A intensidade, e em particular o grau de penetração nas massas, independentemente da condição ou classe de cada um dos receptores, é indissociável do quadro sócio-económico em que se desenvolve e em que pesam factores diversos indesligáveis, estruturais e conjunturais, mas em que os primeiros (estruturais) moldam e estruturam o que os segundos (conjunturais) tratam de consolidar, em maior ou menor expressão de acordo com as circunstâncias.

Esta consideração não significa que sendo a base material a que é, não cumpra aos comunistas e aos seus objectivos de luta dar a resposta no plano ideológico, ter a iniciativa nesse combate, mobilizar os meios para lhe responder. A vida e a nossa própria experiência mostra que a acção determinada por objectivos concretos pode confrontar e derrotar, em muitas circunstâncias, projectos dominantes, resistir e fazer avançar direitos, ampliar a consciência social sobre o valor da luta e a confiança nos seus resultados.
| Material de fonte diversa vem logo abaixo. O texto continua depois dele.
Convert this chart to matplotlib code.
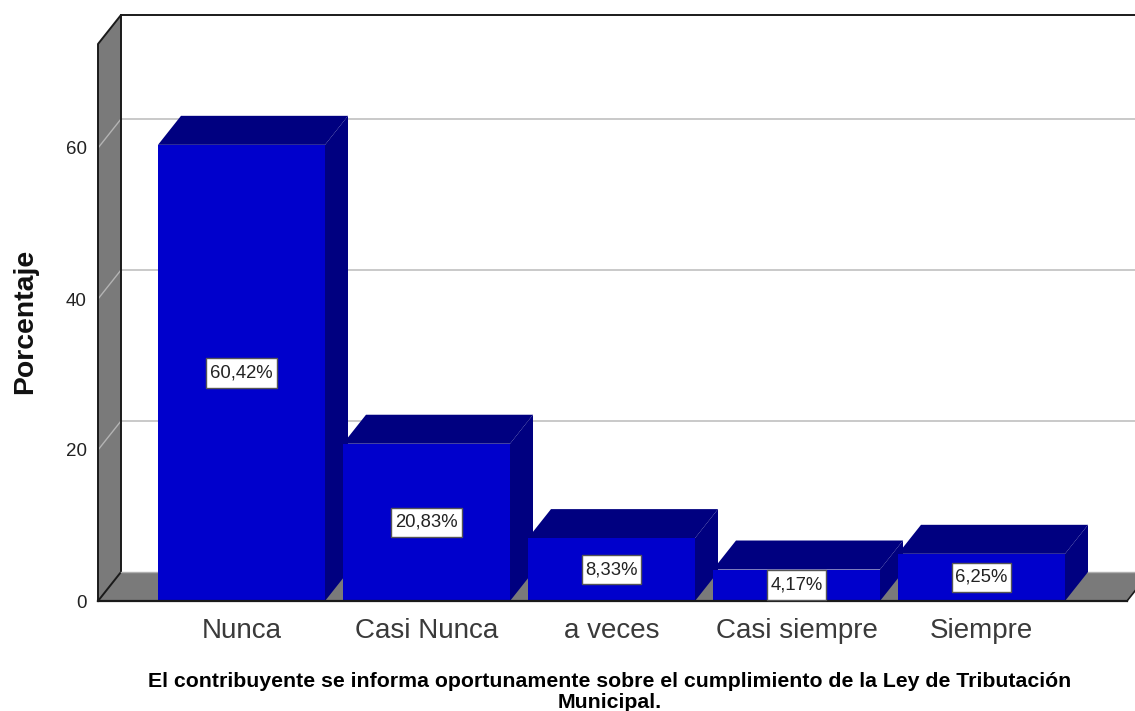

O confronto permanente entre condicionamento ideológico para minar a influência do PCP e a intervenção dos comunistas para a alargar será determinado em última instância pela realidade concreta, as condições objectivas em presença, a ampliação da consciência da indispensável superação de um sistema iníquo e desumano.

Sem perder de vista que a batalha ideológica ganha-se em definitivo na batalha mais geral da luta pela transformação da sociedade. Uma luta em que cabe aos comunistas impulsionar e concretizar e ao capital tentar atrasar e impedir.

Com a convicção de que mais cedo ou tarde os processo de transformação social acabarão por prevalecer.